I expected a substantial ramp-up of Congressional oversight and investigations of FDA and regulated industries, which never materialized. There were a few hearings, but never the vehemence or persistence that would have represented a major change from the previous Congress.  I still believe there will be an uptick in these activities, but most likely it will be deferred until late 2012 or 2013, after Congress adopts the user fee reauthorization legislation.

A final column last year asked the provocative question: will the new Congress be good for FDA-regulated industries? Republicans generally want federal regulations and regulatory agencies trimmed back significantly.
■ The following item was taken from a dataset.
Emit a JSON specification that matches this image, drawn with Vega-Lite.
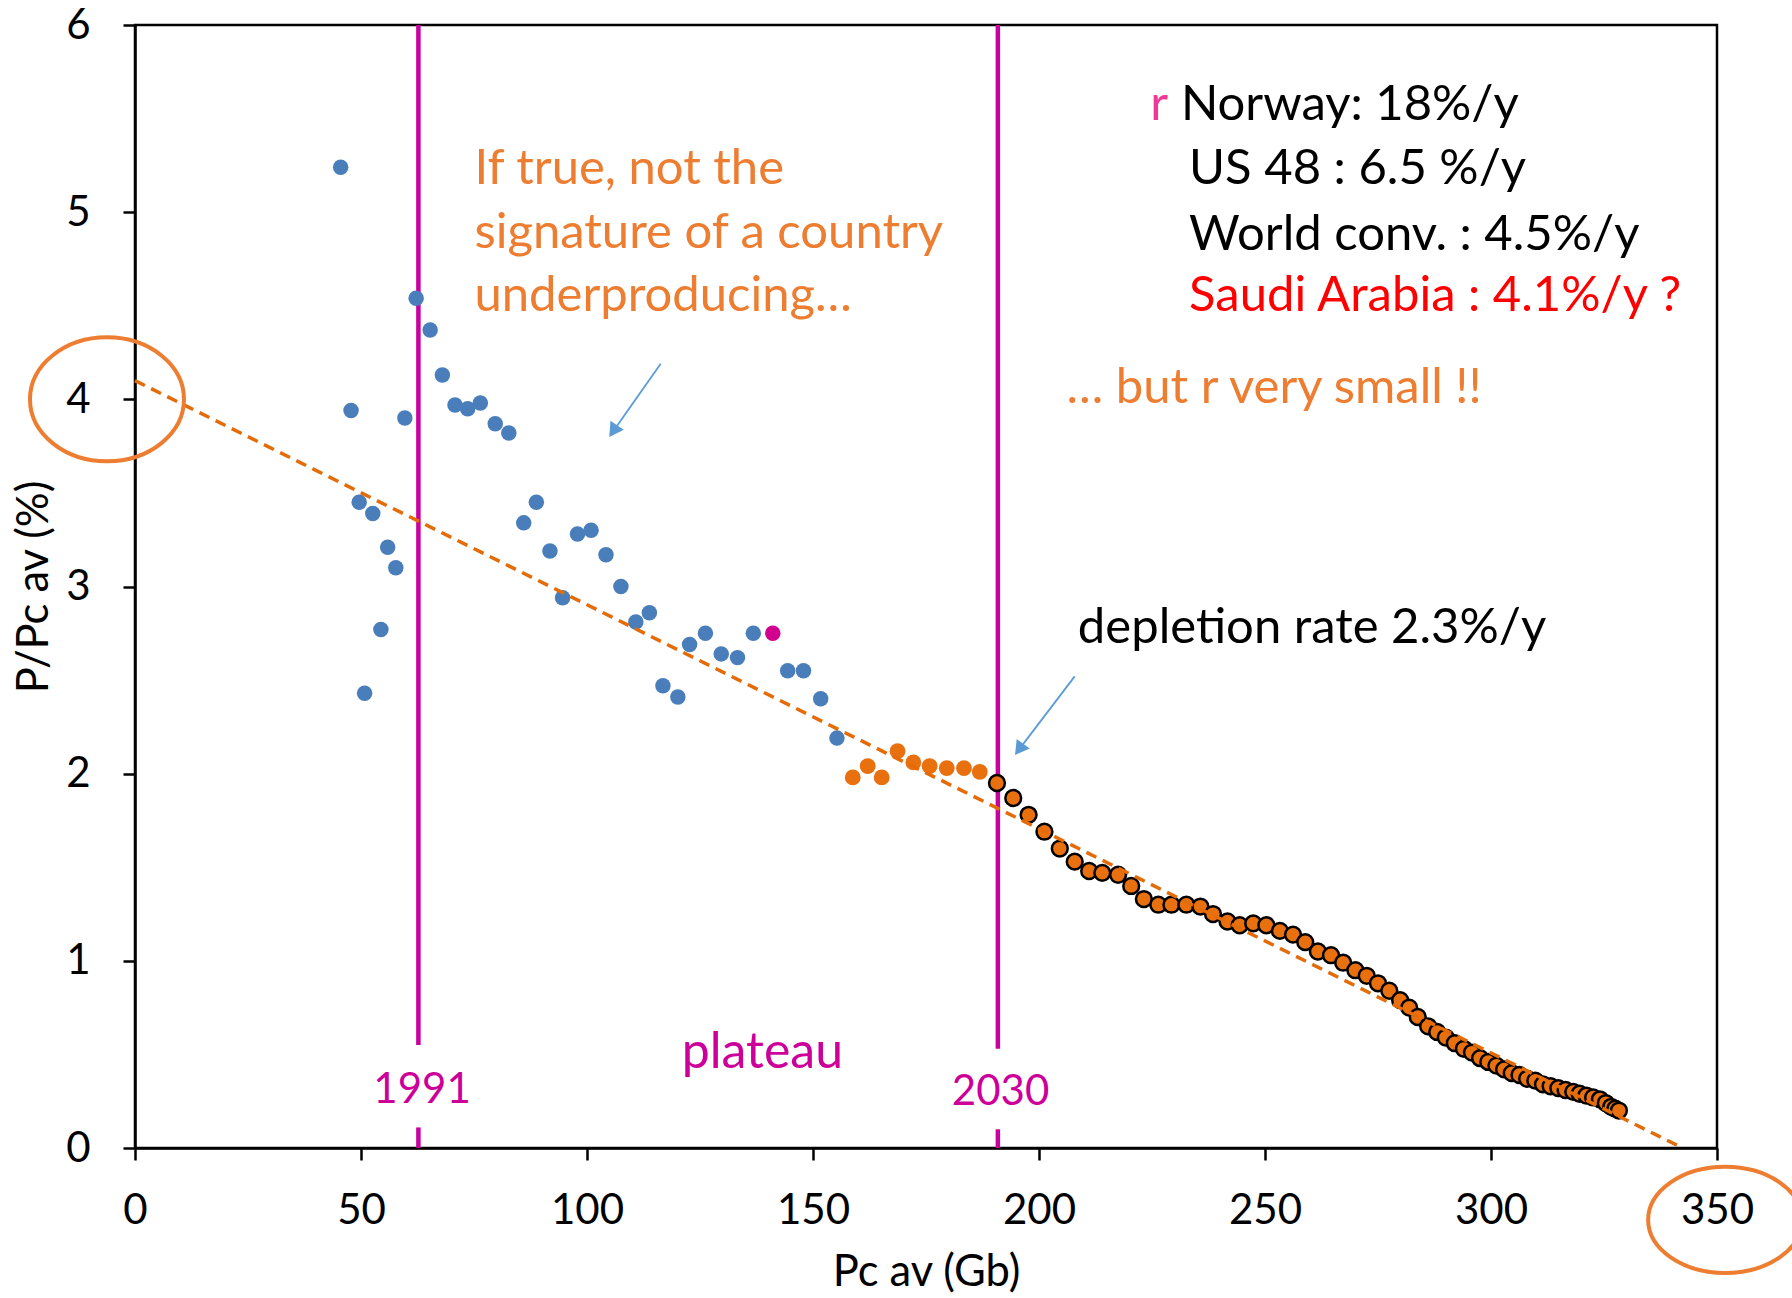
{
  "$schema": "https://vega.github.io/schema/vega-lite/v6.json",
  "autosize": {"type": "none"},
  "width": 1582,
  "height": 1123,
  "padding": {"left": 135, "top": 25, "right": 75, "bottom": 150},
  "background": "white",
  "config": {
    "view": {"stroke": "black", "strokeWidth": 2.5},
    "font": "Lato",
    "axis": {
      "grid": false, "domainColor": "black", "domainWidth": 2.5, "tickColor": "black", "tickWidth": 2.5, "tickSize": 12,
      "labelFont": "Lato", "labelFontSize": 42, "labelColor": "black", "labelFlush": false, "labelOverlap": false,
      "titleFont": "Lato", "titleFontSize": 43.5, "titleFontWeight": "normal", "titleColor": "black"
    }
  },
  "datasets": {
    "pts": [
      {"x": 45.5, "y": 5.24, "g": "h"}, {"x": 47.8, "y": 3.94, "g": "h"}, {"x": 49.6, "y": 3.45, "g": "h"},
      {"x": 50.8, "y": 2.43, "g": "h"}, {"x": 52.6, "y": 3.39, "g": "h"}, {"x": 54.4, "y": 2.77, "g": "h"},
      {"x": 55.9, "y": 3.21, "g": "h"}, {"x": 57.7, "y": 3.10, "g": "h"}, {"x": 59.7, "y": 3.90, "g": "h"},
      {"x": 62.2, "y": 4.54, "g": "h"}, {"x": 65.3, "y": 4.37, "g": "h"}, {"x": 68.0, "y": 4.13, "g": "h"},
      {"x": 70.8, "y": 3.97, "g": "h"}, {"x": 73.6, "y": 3.95, "g": "h"}, {"x": 76.4, "y": 3.98, "g": "h"},
      {"x": 79.7, "y": 3.87, "g": "h"}, {"x": 82.7, "y": 3.82, "g": "h"}, {"x": 86.0, "y": 3.34, "g": "h"},
      {"x": 88.8, "y": 3.45, "g": "h"}, {"x": 91.8, "y": 3.19, "g": "h"}, {"x": 94.6, "y": 2.94, "g": "h"},
      {"x": 97.9, "y": 3.28, "g": "h"}, {"x": 100.9, "y": 3.30, "g": "h"}, {"x": 104.2, "y": 3.17, "g": "h"},
      {"x": 107.5, "y": 3.00, "g": "h"}, {"x": 110.8, "y": 2.81, "g": "h"}, {"x": 113.8, "y": 2.86, "g": "h"},
      {"x": 116.8, "y": 2.47, "g": "h"}, {"x": 120.1, "y": 2.41, "g": "h"}, {"x": 122.7, "y": 2.69, "g": "h"},
      {"x": 126.2, "y": 2.75, "g": "h"}, {"x": 129.7, "y": 2.64, "g": "h"}, {"x": 133.3, "y": 2.62, "g": "h"},
      {"x": 136.8, "y": 2.75, "g": "h"}, {"x": 141.1, "y": 2.75, "g": "m"}, {"x": 144.4, "y": 2.55, "g": "h"},
      {"x": 147.9, "y": 2.55, "g": "h"}, {"x": 151.7, "y": 2.40, "g": "h"}, {"x": 155.3, "y": 2.19, "g": "h"},
      {"x": 158.8, "y": 1.98, "g": "p"}, {"x": 162.1, "y": 2.04, "g": "p"}, {"x": 165.2, "y": 1.98, "g": "p"},
      {"x": 168.7, "y": 2.12, "g": "p"}, {"x": 172.2, "y": 2.06, "g": "p"}, {"x": 175.8, "y": 2.04, "g": "p"},
      {"x": 179.6, "y": 2.03, "g": "p"}, {"x": 183.4, "y": 2.03, "g": "p"}, {"x": 186.9, "y": 2.01, "g": "p"},
      {"x": 190.7, "y": 1.95, "g": "f"}, {"x": 194.3, "y": 1.87, "g": "f"}, {"x": 197.7, "y": 1.78, "g": "f"},
      {"x": 201.2, "y": 1.69, "g": "f"}, {"x": 204.6, "y": 1.60, "g": "f"}, {"x": 207.9, "y": 1.53, "g": "f"},
      {"x": 211.1, "y": 1.48, "g": "f"}, {"x": 214.0, "y": 1.47, "g": "f"}, {"x": 217.5, "y": 1.46, "g": "f"},
      {"x": 220.4, "y": 1.40, "g": "f"}, {"x": 223.2, "y": 1.33, "g": "f"}, {"x": 226.4, "y": 1.30, "g": "f"},
      {"x": 229.3, "y": 1.30, "g": "f"}, {"x": 232.6, "y": 1.30, "g": "f"}, {"x": 235.7, "y": 1.29, "g": "f"},
      {"x": 238.5, "y": 1.25, "g": "f"}, {"x": 241.7, "y": 1.21, "g": "f"}, {"x": 244.4, "y": 1.19, "g": "f"},
      {"x": 247.4, "y": 1.20, "g": "f"}, {"x": 250.3, "y": 1.19, "g": "f"}, {"x": 253.3, "y": 1.16, "g": "f"},
      {"x": 256.2, "y": 1.14, "g": "f"}, {"x": 258.9, "y": 1.10, "g": "f"}, {"x": 261.7, "y": 1.05, "g": "f"},
      {"x": 264.6, "y": 1.03, "g": "f"}, {"x": 267.3, "y": 0.99, "g": "f"}, {"x": 270.0, "y": 0.95, "g": "f"},
      {"x": 272.5, "y": 0.92, "g": "f"}, {"x": 275.0, "y": 0.88, "g": "f"}, {"x": 277.5, "y": 0.84, "g": "f"},
      {"x": 279.9, "y": 0.79, "g": "f"}, {"x": 281.9, "y": 0.75, "g": "f"}, {"x": 283.8, "y": 0.70, "g": "f"},
      {"x": 286.1, "y": 0.65, "g": "f"}, {"x": 288.1, "y": 0.62, "g": "f"}, {"x": 290.0, "y": 0.59, "g": "f"},
      {"x": 292.0, "y": 0.56, "g": "f"}, {"x": 294.0, "y": 0.53, "g": "f"}, {"x": 295.8, "y": 0.51, "g": "f"},
      {"x": 297.6, "y": 0.48, "g": "f"}, {"x": 299.4, "y": 0.46, "g": "f"}, {"x": 301.2, "y": 0.44, "g": "f"},
      {"x": 302.9, "y": 0.42, "g": "f"}, {"x": 304.6, "y": 0.40, "g": "f"}, {"x": 306.3, "y": 0.39, "g": "f"},
      {"x": 308.0, "y": 0.37, "g": "f"}, {"x": 309.8, "y": 0.36, "g": "f"}, {"x": 311.5, "y": 0.34, "g": "f"},
      {"x": 313.2, "y": 0.33, "g": "f"}, {"x": 314.9, "y": 0.32, "g": "f"}, {"x": 316.5, "y": 0.31, "g": "f"},
      {"x": 318.2, "y": 0.30, "g": "f"}, {"x": 319.6, "y": 0.29, "g": "f"}, {"x": 321.1, "y": 0.28, "g": "f"},
      {"x": 322.6, "y": 0.27, "g": "f"}, {"x": 324.1, "y": 0.26, "g": "f"}, {"x": 325.4, "y": 0.24, "g": "f"},
      {"x": 326.6, "y": 0.22, "g": "f"}, {"x": 327.5, "y": 0.21, "g": "f"}, {"x": 328.3, "y": 0.20, "g": "f"}
    ],
    "vlines": [
      {"x": 62.7, "y": 0.55, "y2": 6}, {"x": 62.7, "y": 0, "y2": 0.11},
      {"x": 190.9, "y": 0.53, "y2": 6}, {"x": 190.9, "y": 0, "y2": 0.10}
    ],
    "trend": [{"x": 0, "y": 4.1}, {"x": 342.4, "y": 0}],
    "arrows": [
      {"x": 116.3, "y": 4.19, "x2": 105.8, "y2": 3.83, "hx": 105.8, "hy": 3.83, "a": 214},
      {"x": 207.9, "y": 2.52, "x2": 195.6, "y2": 2.13, "hx": 195.6, "hy": 2.13, "a": 216}
    ],
    "labels": [
      {"x": 75.1, "y": 5.23, "t": "If true, not the", "c": "note"},
      {"x": 75.1, "y": 4.89, "t": "signature of a country", "c": "note"},
      {"x": 75.1, "y": 4.55, "t": "underproducing…", "c": "note"},
      {"x": 206.1, "y": 4.06, "t": "… but r very small !!", "c": "note"},
      {"x": 231.4, "y": 5.57, "t": "Norway: 18%/y", "c": "black"},
      {"x": 233.2, "y": 5.23, "t": "US 48 : 6.5 %/y", "c": "black"},
      {"x": 233.2, "y": 4.88, "t": "World conv. : 4.5%/y", "c": "black"},
      {"x": 208.6, "y": 2.78, "t": "depletion rate 2.3%/y", "c": "black"},
      {"x": 233.2, "y": 4.55, "t": "Saudi Arabia : 4.1%/y ?", "c": "red"},
      {"x": 224.6, "y": 5.57, "t": "r", "c": "pink"},
      {"x": 63.5, "y": 0.31, "t": "1991", "c": "mag"},
      {"x": 191.5, "y": 0.30, "t": "2030", "c": "mag"},
      {"x": 138.8, "y": 0.51, "t": "plateau", "c": "big"}
    ],
    "rings": [
      {"x": -6.2, "y": 4.0, "k": "a"},
      {"x": 351.8, "y": -0.384, "k": "b"}
    ]
  },
  "data": {"name": "pts"},
  "encoding": {
    "x": {"field": "x", "type": "quantitative", "scale": {"domain": [0, 350], "nice": false, "zero": false},
      "axis": {"values": [0, 50, 100, 150, 200, 250, 300, 350], "title": "Pc av (Gb)", "labelPadding": 30, "titlePadding": 20}},
    "y": {"field": "y", "type": "quantitative", "scale": {"domain": [0, 6], "nice": false, "zero": false},
      "axis": {"values": [0, 1, 2, 3, 4, 5, 6], "title": "P/Pc av (%)", "labelPadding": 33, "titlePadding": 9}}
  },
  "layer": [
    {"data": {"name": "vlines"}, "mark": {"type": "rule", "color": "#C8009E", "strokeWidth": 4.5},
      "encoding": {"y2": {"field": "y2"}}},
    {"transform": [{"filter": "datum.g == 'h'"}], "mark": {"type": "point", "filled": true, "shape": "circle", "size": 240, "color": "#4A7EBB", "opacity": 1}},
    {"transform": [{"filter": "datum.g == 'm'"}], "mark": {"type": "point", "filled": true, "shape": "circle", "size": 240, "color": "#D1008F", "opacity": 1}},
    {"transform": [{"filter": "datum.g == 'p'"}], "mark": {"type": "point", "filled": true, "shape": "circle", "size": 250, "color": "#E8700F", "opacity": 1}},
    {"transform": [{"filter": "datum.g == 'f'"}], "mark": {"type": "point", "shape": "circle", "size": 250, "fill": "#E8700F", "fillOpacity": 1, "stroke": "black", "strokeWidth": 2.5, "opacity": 1}},
    {"data": {"name": "trend"}, "mark": {"type": "line", "color": "#E36C09", "strokeWidth": 3.5, "strokeDash": [11, 7]}},
    {"data": {"name": "arrows"}, "mark": {"type": "rule", "color": "#5B9BD5", "strokeWidth": 1.8},
      "encoding": {"x2": {"field": "x2"}, "y2": {"field": "y2"}}},
    {"data": {"name": "arrows"}, "mark": {"type": "point", "shape": "triangle-up", "filled": true, "size": 260, "color": "#5B9BD5", "opacity": 1},
      "encoding": {"x": {"field": "hx", "type": "quantitative"}, "y": {"field": "hy", "type": "quantitative"}, "angle": {"field": "a", "type": "quantitative", "scale": null}}},
    {"data": {"name": "labels"}, "transform": [{"filter": "datum.c == 'note'"}],
      "mark": {"type": "text", "align": "left", "baseline": "middle", "font": "Lato", "fontSize": 49, "color": "#ED7D31"},
      "encoding": {"text": {"field": "t"}}},
    {"data": {"name": "labels"}, "transform": [{"filter": "datum.c == 'black'"}],
      "mark": {"type": "text", "align": "left", "baseline": "middle", "font": "Lato", "fontSize": 49, "color": "black"},
      "encoding": {"text": {"field": "t"}}},
    {"data": {"name": "labels"}, "transform": [{"filter": "datum.c == 'red'"}],
      "mark": {"type": "text", "align": "left", "baseline": "middle", "font": "Lato", "fontSize": 49, "color": "#FF0000"},
      "encoding": {"text": {"field": "t"}}},
    {"data": {"name": "labels"}, "transform": [{"filter": "datum.c == 'pink'"}],
      "mark": {"type": "text", "align": "left", "baseline": "middle", "font": "Lato", "fontSize": 49, "color": "#EE3A96"},
      "encoding": {"text": {"field": "t"}}},
    {"data": {"name": "labels"}, "transform": [{"filter": "datum.c == 'mag'"}],
      "mark": {"type": "text", "align": "center", "baseline": "middle", "font": "Lato", "fontSize": 42, "color": "#CC0099"},
      "encoding": {"text": {"field": "t"}}},
    {"data": {"name": "labels"}, "transform": [{"filter": "datum.c == 'big'"}],
      "mark": {"type": "text", "align": "center", "baseline": "middle", "font": "Lato", "fontSize": 50, "color": "#CC0099"},
      "encoding": {"text": {"field": "t"}}},
    {"data": {"name": "rings"}, "transform": [{"filter": "datum.k == 'a'"}],
      "mark": {"type": "point", "shape": "M -1 0 C -1 -0.443 -0.552 -0.805 0 -0.805 C 0.552 -0.805 1 -0.443 1 0 C 1 0.443 0.552 0.805 0 0.805 C -0.552 0.805 -1 0.443 -1 0 Z", "size": 23716, "filled": false, "stroke": "#ED7D31", "strokeWidth": 4, "opacity": 1}},
    {"data": {"name": "rings"}, "transform": [{"filter": "datum.k == 'b'"}],
      "mark": {"type": "point", "shape": "M -1 0 C -1 -0.381 -0.552 -0.69 0 -0.69 C 0.552 -0.69 1 -0.381 1 0 C 1 0.381 0.552 0.69 0 0.69 C -0.552 0.69 -1 0.381 -1 0 Z", "size": 23716, "filled": false, "stroke": "#ED7D31", "strokeWidth": 4, "opacity": 1}}
  ]
}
In contrast, FDA-regulated industries generally want more flexible regulatory requirements and greater certainty in their implementation, but are not interested in eliminating FDA’s regulatory responsibilities or limiting its ability to assure public health and safety.

So far, this Congress has not come to a firm conclusion about FDA. It has not embraced FDA as an essential government service—like national defense and air-traffic controllers—but neither has it marked FDA as a particular target to starve, roll-back, harass or marginalize.

The deciding factor may be how FDA responds to Congress’ insistence that FDA be a positive force in the advancement of American innovation and a contributor to US competitiveness. This is precipitating an identity crisis at FDA, which the agency is working hard to resolve.

If FDA succeeds in integrating innovation into its mission, priorities and processes, then Congress will be able to see FDA (and the support it enjoys) as being essentially different than other regulatory agencies that do not have widespread public support.  This is the optimum position for FDA in its relationship with Congress.